A struggle over who controls hiring for more than 50,000 Pennsylvania state jobs pits the independent Civil Service Commission, set up in 1941 to guarantee the hiring of qualified state workers, against an alliance of Republican senators and Democratic Gov. Tom Wolf's administration, who want to transfer key powers to the governor's control.
If that sounds like a strange alliance, that's because it is. Yet, public hiring has inspired struggles and unusual coalitions for much of the state's history.
Sens. Mike Folmer (R., Dauphin) and Randy Vulakovich (R., Allegheny) posted their plan last week for a law that would move merit-based hiring, Civil Service job applications, and job certifications, examinations, and promotions from the Civil Service Commission to the Office of Administration, whose secretary, Sharon P. Minnich, serves at the governor's pleasure. The commission would be reduced to a hearing and appeal board.
The attempt follows the Wolf administration's recent moves to centralize information-technology contracting review in Minnich's department, after a series of embarrassing state IT failures that began long before Wolf took office in 2015.
Minnich, a former Deloitte Consulting executive, supports the moves to enhance her office's powers. To fill state jobs, "we need to look like a private-sector employer when we are competing in the talent marketplace," she told me. That means letting candidates apply via smartphone, "not go to a [state] test center to take a written exam for a position that might not be open."

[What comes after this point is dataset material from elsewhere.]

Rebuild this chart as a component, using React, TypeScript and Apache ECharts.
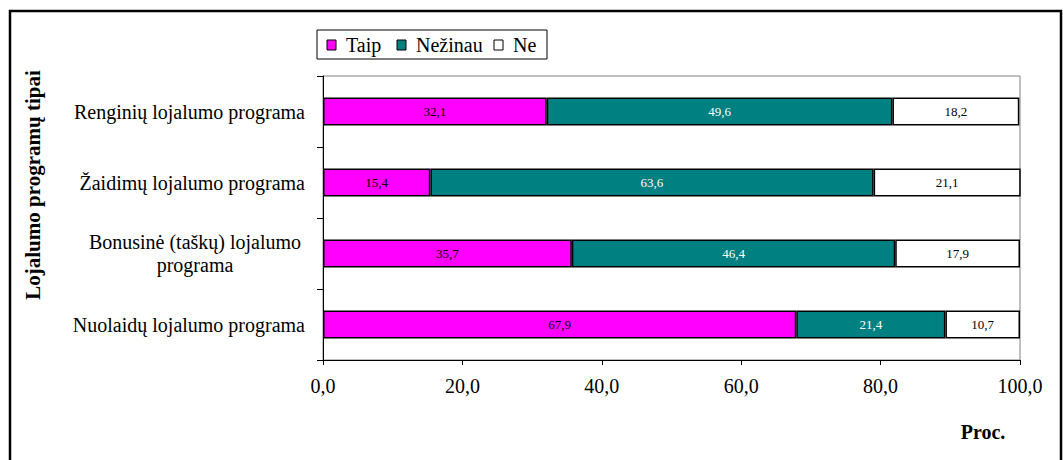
import React, { useEffect, useRef } from "react";
import * as echarts from "echarts";

// Loyalty programme types (top to bottom)
const categories = [
  "Renginių lojalumo programa",
  "Žaidimų lojalumo programa",
  "Bonusinė (taškų) lojalumo\nprograma",
  "Nuolaidų lojalumo programa",
];

const seriesNames = ["Taip", "Nežinau", "Ne"];
const taip = [32.1, 15.4, 35.7, 67.9];
const nezinau = [49.6, 63.6, 46.4, 21.4];
const ne = [18.2, 21.1, 17.9, 10.7];

const xTicks = [0, 20, 40, 60, 80, 100];
const yAxisTitle = "Lojalumo programų tipai";
const xAxisTitle = "Proc.";

const FONT = "'Liberation Serif', 'Times New Roman', serif";
const colors = ["#FF00FF", "#008080", "#FFFFFF"];
const labelColors = ["#000000", "#FFFFFF", "#000000"];

// Legend box layout (keys drawn as small swatches followed by the series name)
const legendBox = { x: 317, y: 30, width: 230, height: 29 };
const legendKeyX = [327, 397, 494];

const fmt = (v: number) => v.toFixed(1).replace(".", ",");

export default function App() {
  const ref = useRef<HTMLDivElement>(null);

  useEffect(() => {
    if (!ref.current) return;
    const chart = echarts.init(ref.current, null, { renderer: "svg" });

    const values = [taip, nezinau, ne];
    const series = seriesNames.map((name, i) => ({
      name,
      type: "bar",
      stack: "total",
      barWidth: 28,
      data: values[i],
      itemStyle: { color: colors[i], borderColor: "#000", borderWidth: 1.5 },
      label: {
        show: true,
        position: "inside",
        fontFamily: FONT,
        fontSize: 13,
        color: labelColors[i],
        formatter: (p: any) => fmt(p.value),
      },
    }));

    const legendItems: any[] = [
      {
        type: "rect",
        shape: { ...legendBox },
        style: { fill: "#fff", stroke: "#000", lineWidth: 1 },
        silent: true,
      },
    ];
    seriesNames.forEach((name, i) => {
      const kx = legendKeyX[i];
      legendItems.push({
        type: "rect",
        shape: { x: kx, y: 40, width: 9, height: 10 },
        style: { fill: colors[i], stroke: "#000", lineWidth: 1 },
        silent: true,
      });
      legendItems.push({
        type: "text",
        x: kx + 19,
        y: 45,
        style: {
          text: name,
          fontFamily: FONT,
          fontSize: 20,
          fontWeight: "normal",
          fill: "#000",
          align: "left",
          verticalAlign: "middle",
        },
        silent: true,
      });
    });

    chart.setOption({
      animation: false,
      backgroundColor: "#fff",
      textStyle: { fontFamily: FONT },
      grid: {
        left: 323,
        right: 43,
        top: 76,
        bottom: 100,
        show: true,
        borderColor: "#808080",
        borderWidth: 1,
        backgroundColor: "transparent",
      },
      xAxis: {
        type: "value",
        min: xTicks[0],
        max: xTicks[xTicks.length - 1],
        interval: xTicks[1] - xTicks[0],
        axisLine: { show: true, lineStyle: { color: "#000", width: 1 } },
        axisTick: { show: true, length: 5, lineStyle: { color: "#000" } },
        splitLine: { show: false },
        axisLabel: {
          margin: 16,
          fontFamily: FONT,
          fontSize: 20,
          color: "#000",
          formatter: (v: number) => fmt(v),
        },
      },
      yAxis: {
        type: "category",
        inverse: true,
        data: categories,
        axisLine: { show: true, lineStyle: { color: "#000", width: 1 } },
        axisTick: { show: true, length: 6, lineStyle: { color: "#000" } },
        splitLine: { show: false },
        axisLabel: {
          margin: 18,
          fontFamily: FONT,
          fontSize: 20,
          color: "#000",
          align: "right",
          formatter: (v: string) =>
            v.includes("\n")
              ? v
                  .split("\n")
                  .map((line) => `{c|${line}}`)
                  .join("\n")
              : v,
          rich: {
            c: {
              width: 220,
              align: "center",
              fontFamily: FONT,
              fontSize: 20,
              lineHeight: 23,
              color: "#000",
            },
          },
        },
      },
      series,
      graphic: [
        {
          type: "rect",
          shape: { x: 10, y: 11, width: 1051, height: 470 },
          style: { fill: "none", stroke: "#000", lineWidth: 2.5 },
          silent: true,
        },
        ...legendItems,
        {
          type: "text",
          x: 33,
          y: 185,
          rotation: Math.PI / 2,
          style: {
            text: yAxisTitle,
            fontFamily: FONT,
            fontSize: 21,
            fontWeight: "bold",
            fill: "#000",
            align: "center",
            verticalAlign: "middle",
          },
        },
        {
          type: "text",
          x: 983,
          y: 432,
          style: {
            text: xAxisTitle,
            fontFamily: FONT,
            fontSize: 20,
            fontWeight: "bold",
            fill: "#000",
            align: "center",
            verticalAlign: "middle",
          },
        },
      ],
    });

    return () => chart.dispose();
  }, []);

  return (
    <div
      ref={ref}
      style={{ position: "absolute", left: 0, top: 0, width: 1063, height: 460 }}
    />
  );
}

"We are trying to bring the whole system into the 21st century," Folmer told me. He said discussions with the Civil Service Commission have not led to speedy change, so it's time for legislators to act.
Not so fast, say the commissioners: Bryan Lentz, a Philadelphia lawyer and former prosecutor appointed by Wolf; Gregory Lane, a Harrisburg accountant appointed by Republican Gov. Tom Corbett; and Odelfa Smith Preston, a Pittsburgh banker first appointed by Gov. Ed Rendell and reappointed by Corbett and Wolf.

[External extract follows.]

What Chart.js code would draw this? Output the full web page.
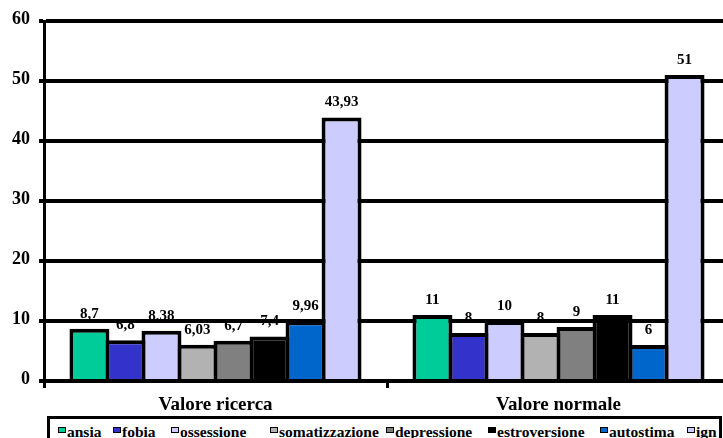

Stripping the commission won't improve hiring; more likely it would mean "the reintroduction of hiring decisions based on patronage and cronyism," the commissioners warned in a letter to Folmer.
"It's definitely a power grab. I'm shocked at the Wolf administration," said Marwan Kreide, a former Civil Service Commission chairman. "If they have a problem getting millennials to apply to IT jobs in Harrisburg, the state should open IT centers in Philadelphia, where college graduates want to work. But if we open up more state jobs to patronage, governors will put their own people in," instead of hiring the most qualified.
State agencies are already in the process of implementing online written job-application systems built by NeoGov, an El Segundo, Calif., state-government contractor founded in 2000 by a couple of ex-Accenture Consulting partners.
Lentz told me that the two dozen state agencies where the commission oversees hiring have met with his staff and are implementing NeoGov applications for written tests. "But this cannot handle performance-based tests," for corrections, probation, and other law enforcement roles in which state agency staff physically observe candidates' reactions to potentially dangerous situations, Lentz added. (The State Police has a separate hiring system.) "So we cannot convert everything to NeoGov. Some jobs will still require performance-based or interview-based evaluation."
Minnich said in-person tests could still be allowed for law enforcement, but "the goal is to move away from those."
It's the latest iteration of a long debate. According to a history of Pennsylvania public hiring by the late scholar Ari Hoogenboom, Philadelphia industrialists and reformers, including abolitionist Congressman Thaddeus Stevens, campaigned for federal and state "merit hiring" systems as an antidote to post-Civil War corruption.
By the 1880s, the U.S., New York, and Massachusetts had civil service systems in place. But in Pennsylvania, it was resisted by upstate representatives who believed their election gave them a mandate to put handpicked supporters in public jobs. Merit selection was finally instituted by Gov. Gifford Pinchot in the 1920s, and the independent Civil Service Commission to oversee it was set up under Gov. Arthur James in 1941. Pinchot and James were Republicans.
In the current struggle, both sides insist their program would be better for veterans, who enjoy special preference for public jobs under state law. Despite that requirement, Lentz, a former Airborne Ranger in the 82nd Airborne who served as a reserve officer in Bosnia and Iraq, says a modest 13 percent of newly hired Pennsylvania state employees are veterans, compared with around one-third of federal government hires.
Lentz says state agencies need to be watched and audited to ensure veterans get their due, and he's afraid that, if the commission loses its hiring powers, there will be no independent review of veteran hiring. "It waters down enforcement by taking away the possibility of independent enforcement," he told me.
Minnich promised that Lentz's commission will retain its auditing, investigative, and interview powers. Folmer and Minnich said that merit hiring of qualified applicants will continue.
Last Monday, Minnich defended the changes in a letter to her fellow Wolf cabinet officers.